Note that this is now summing over $j$, where the dimension is $n$. Under the same assumptions, we have:

\begin{equation} \mathbb{E}\left[\left(\frac{\partial l}{\partial x_i}\right)^2\right] = \sum_{j} \mathbb{E}\left[\left(\frac{\partial l}{\partial y_j}\right)^2\right] \mathbb{E}[w_{i,j}^2]= n \mathbb{E}\left[\left(\frac{\partial l}{\partial y_j}\right)^2\right]\mathbb{E}[w_{i,j}^2]\end{equation}

To keep the second moment constant during backward propagation, we set the initialization variance of $w_{i,j}$ to $1/n$.

One is $1/m$ and the other is $1/n$. When $m \neq n$, there is a conflict. Since both are equally important, Xavier initialization simply averages the two dimensions, performing initialization with a variance of $2/(m+n)$.

Geometric Mean

Now let us consider two composite fully connected layers (temporarily ignoring bias terms):

\begin{equation} y = xW_1 W_2 \end{equation}

where $x \in \mathbb{R}^m, W_1 \in \mathbb{R}^{m \times n}, W_2 \in \mathbb{R}^{n \times m}$. That is to say, the input is $m$-dimensional, transformed to $n$ dimensions, and then transformed back to $m$ dimensions. Similar operations can be found in, for example, the FFN layer of BERT (though the FFN layer has an activation function in the middle).

According to the stability of forward propagation, we should initialize $W_1$ with a variance of $1/m$ and $W_2$ with a variance of $1/n$. However, if we require that $W_1$ and $W_2$ must be initialized with the same variance, then obviously, to keep the variance of $x$ and $y$ unchanged, both $W_1$ and $W_2$ need to be initialized with a distribution having a variance of $1/\sqrt{mn}$. When considering backward propagation, the result is the same.

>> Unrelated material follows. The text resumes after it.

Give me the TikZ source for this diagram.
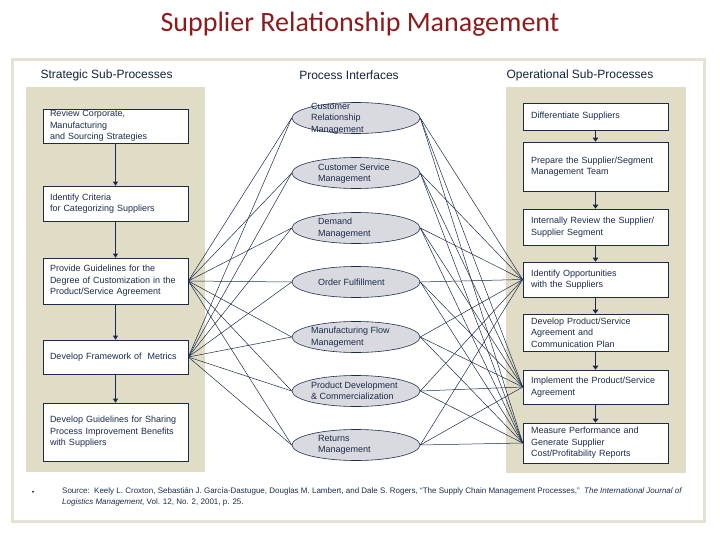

In this way, we derive a new dimension averaging strategy: the geometric mean $\sqrt{mn}$. Through this strategy, in the composition of multi-layer networks, if the input and output dimensions remain the same, the variance will remain constant (for both forward and backward propagation). If we used the arithmetic mean $(m+n)/2$ and assumed $m < n$, then since $(m+n)^2/4 \geq mn$, the variance would shrink during forward/backward propagation.

Quadratic Mean

Another perspective is to treat this as a dual minimization problem: suppose the chosen variance is $t$. In forward propagation, we want $(mt-1)^2$ to be as small as possible, and in backward propagation, we want $(nt-1)^2$ to be as small as possible. Thus, we consider the sum:

\begin{equation}(mt-1)^2 + (nt-1)^2 \end{equation}

When $t = (m+n)/(m^2+n^2)$, the above expression reaches its minimum value. This yields a quadratic fractional averaging scheme: $(m^2+n^2)/(m+n)$.

It is easy to prove:

\begin{equation}\frac{m^2+n^2}{m+n} \geq \frac{m+n}{2}\geq \sqrt{mn}\end{equation}

From the derivation process, the quadratic mean on the left aims for the variance of each individual forward and backward step to remain as constant as possible; therefore, the left side can be considered a local optimal solution. The geometric mean on the right aims for the variance of the "initial input" and "final output" to remain as constant as possible; thus, in some sense, the right side can be considered a global optimal solution. The arithmetic mean in the middle is a solution that lies between the global and local optima.

Looking at it this way, it seems that the "arbitrary" arithmetic mean of Xavier initialization might actually be a practical choice following the "Middle Way"?

Summary

This article briefly considers dimension averaging schemes for non-square matrices in initialization methods. For a long time, it seems that no one questioned the default arithmetic mean, but I have derived different possibilities for averaging strategies from two different perspectives. As for which strategy is better, I have not conducted detailed experiments; interested readers can explore this on their own. Of course, it is also possible that under current optimization strategies, the default initialization scheme already works well enough, making fine-tuning unnecessary.